▶ _Given task_
Find the word "matplotlib" in the data. Return every line where it appears.

▶ _Provided records_
┌──

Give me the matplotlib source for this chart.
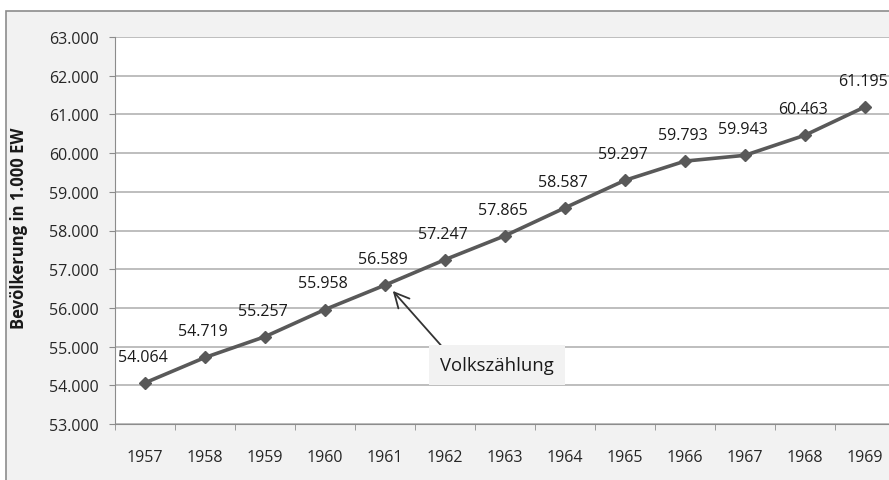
import matplotlib.pyplot as plt
from matplotlib.patches import Rectangle

years = [1957, 1958, 1959, 1960, 1961, 1962, 1963, 1964, 1965, 1966, 1967, 1968, 1969]
population = [54.064, 54.719, 55.257, 55.958, 56.589, 57.247, 57.865,
              58.587, 59.297, 59.793, 59.943, 60.463, 61.195]
yticks = [53, 54, 55, 56, 57, 58, 59, 60, 61, 62, 63]
census_year = 1961

plt.rcParams['font.family'] = ['Open Sans', 'DejaVu Sans']

W, H = 889, 481
fig = plt.figure(figsize=(W / 100, H / 100), dpi=100)
fig.patch.set_facecolor('white')

# outer chart frame (light gray)
frame = Rectangle((6 / W, -0.05), 1.0, 1 - 12 / H + 0.05, transform=fig.transFigure,
                  facecolor='#f2f2f2', edgecolor='#8c8c8c', linewidth=1.2, zorder=-10)
fig.patches.append(frame)

ax = fig.add_axes([115 / W, 1 - 425 / H, 780 / W, 387 / H])
ax.set_zorder(5)
ax.set_facecolor('white')

x = list(range(len(years)))
ax.plot(x, population, color='#595959', linewidth=2.6, marker='D', markersize=6.5,
        markerfacecolor='#595959', markeredgecolor='#595959', zorder=3)

for xi, v in zip(x, population):
    ax.annotate(f'{v:.3f}', (xi, v), xytext=(-1.5, 13), textcoords='offset points',
                ha='center', va='bottom', fontsize=11.5, color='#1a1a1a')

ax.set_xlim(-0.5, len(years) - 0.5)
ax.set_ylim(53, 63)
ax.set_yticks(yticks)
ax.set_yticklabels([f'{t}.000' for t in yticks])
ax.set_xticks(x)
ax.set_xticklabels([str(y) for y in years])
ax.set_xticks([i - 0.5 for i in range(len(years) + 1)], minor=True)

ax.grid(axis='y', color='#b3b3b3', linewidth=1.2)
ax.set_axisbelow(True)
for s in ['top', 'right']:
    ax.spines[s].set_visible(False)
ax.spines['left'].set_color('#8c8c8c')
ax.spines['bottom'].set_color('#8c8c8c')
ax.tick_params(axis='y', length=4.5, color='#8c8c8c', labelsize=11.5, labelcolor='#262626', pad=7)
ax.tick_params(axis='x', which='major', length=0, labelsize=11.5, labelcolor='#262626', pad=18)
ax.tick_params(axis='x', which='minor', length=4.5, color='#8c8c8c')

ax.set_ylabel('Bevölkerung in 1.000 EW', fontsize=12, fontweight='bold', color='#1a1a1a')
ax.yaxis.set_label_coords(-0.112, 0.509)

ci = years.index(census_year)
ax.annotate('Volkszählung', xy=(ci + 0.13, population[ci] - 0.15), xytext=(5.87, 54.52),
            ha='center', va='center', fontsize=13.3, color='#1a1a1a',
            bbox=dict(boxstyle='square,pad=0.6', facecolor='#f2f2f2', edgecolor='none'),
            arrowprops=dict(arrowstyle='->,head_length=0.8,head_width=0.4', color='#333333',
                            linewidth=1.3, shrinkA=0, shrinkB=0, relpos=(0.09, 1.0)))

fig.savefig('out.png', dpi=100)
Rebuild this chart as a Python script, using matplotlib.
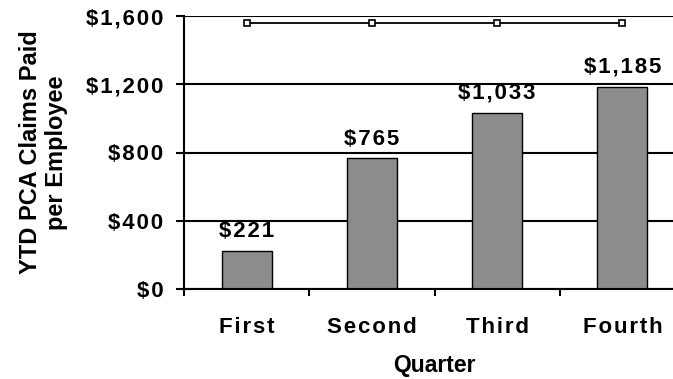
import matplotlib
matplotlib.use("Agg")
import matplotlib.pyplot as plt
from matplotlib.ticker import FuncFormatter

categories = ["First", "Second", "Third", "Fourth"]
values = [221, 765, 1033, 1185]
labels = ["$221", "$765", "$1,033", "$1,185"]
line_values = [1560, 1560, 1560, 1560]
yticks = [0, 400, 800, 1200, 1600]

plt.rcParams['font.family'] = ['Liberation Sans', 'DejaVu Sans']
plt.rcParams['font.weight'] = 'bold'

HS = "\u200a"


def spaced(s):
    return HS.join(s)


fig = plt.figure(figsize=(6.73, 3.79), dpi=100)
ax = fig.add_axes([184/673, 90/379, 501/673, 273/379])

x = list(range(len(categories)))
ax.bar(x, values, width=0.4, color='#8c8c8c', edgecolor='black', linewidth=1.0, zorder=3)
ax.plot(x, line_values, color='black', lw=1.3, marker='s', ms=4, mfc='white', mec='black',
        mew=1.2, zorder=4, clip_on=False)

for xi, v, lab in zip(x, values, labels):
    ax.annotate(spaced(lab), (xi, v), xytext=(0, 10), textcoords='offset points', ha='center',
                va='baseline', fontsize=16, fontweight='bold')

ax.set_xlim(-0.5, 3.5)
ax.set_ylim(0, 1600)
ax.set_yticks(yticks)
ax.yaxis.set_major_formatter(FuncFormatter(lambda v, p: spaced(f"${int(v):,}")))
ax.set_xticks([-0.5, 0.5, 1.5, 2.5, 3.5])
ax.set_xticklabels([])
ax.set_xticks(x, minor=True)
ax.set_xticklabels([spaced(c) for c in categories], minor=True)
ax.tick_params(axis='x', which='minor', length=0, pad=20, labelsize=16)
ax.tick_params(axis='x', which='major', length=5, width=1.5, direction='out')
ax.tick_params(axis='y', length=6, width=1.5, direction='out', labelsize=16, pad=9)
for lab in ax.get_xticklabels(minor=True) + ax.get_yticklabels():
    lab.set_fontweight('bold')

ax.yaxis.grid(True, color='black', lw=1.5, zorder=0)
for s in ['top', 'right']:
    ax.spines[s].set_visible(False)
for s in ['left', 'bottom']:
    ax.spines[s].set_linewidth(1.5)
    ax.spines[s].set_zorder(5)

ax.set_xlabel("Quarter", fontsize=16.5, fontweight='bold', labelpad=12)
ax.set_ylabel("YTD PCA Claims Paid\nper Employee", fontsize=17, fontweight='bold',
              linespacing=1.15)
ax.yaxis.set_label_coords(-0.232, 0.5)

fig.savefig("out.png", dpi=100)
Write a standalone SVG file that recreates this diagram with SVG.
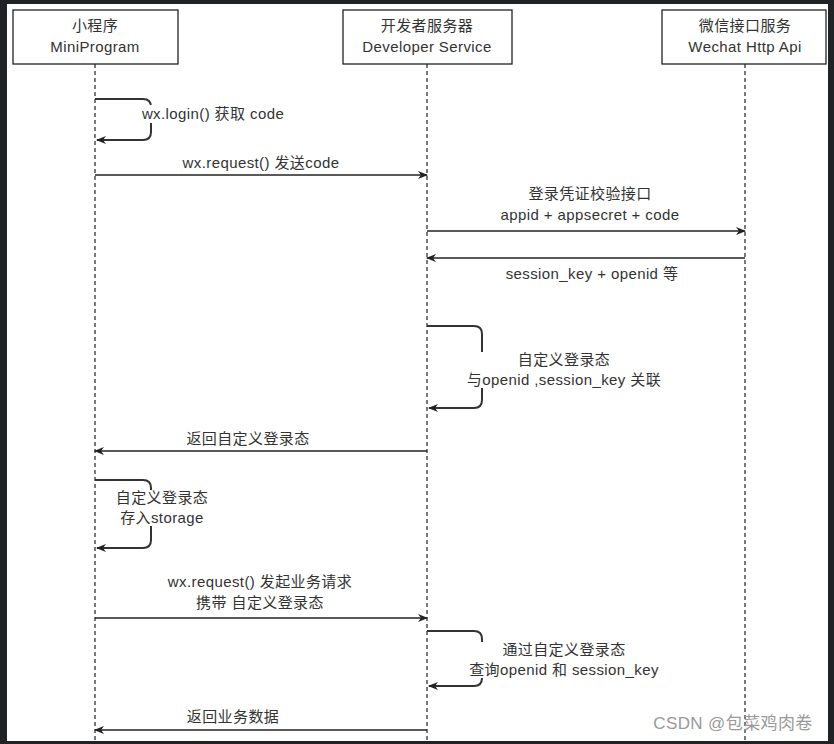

└──

▶ _Finished exercise_
Give me the matplotlib source for this chart.
import matplotlib.pyplot as plt
from matplotlib.patches import Rectangle
Rebuild this chart as a Python script, using matplotlib.
import matplotlib
matplotlib.use("Agg")
import matplotlib.pyplot as plt
from matplotlib.ticker import FuncFormatter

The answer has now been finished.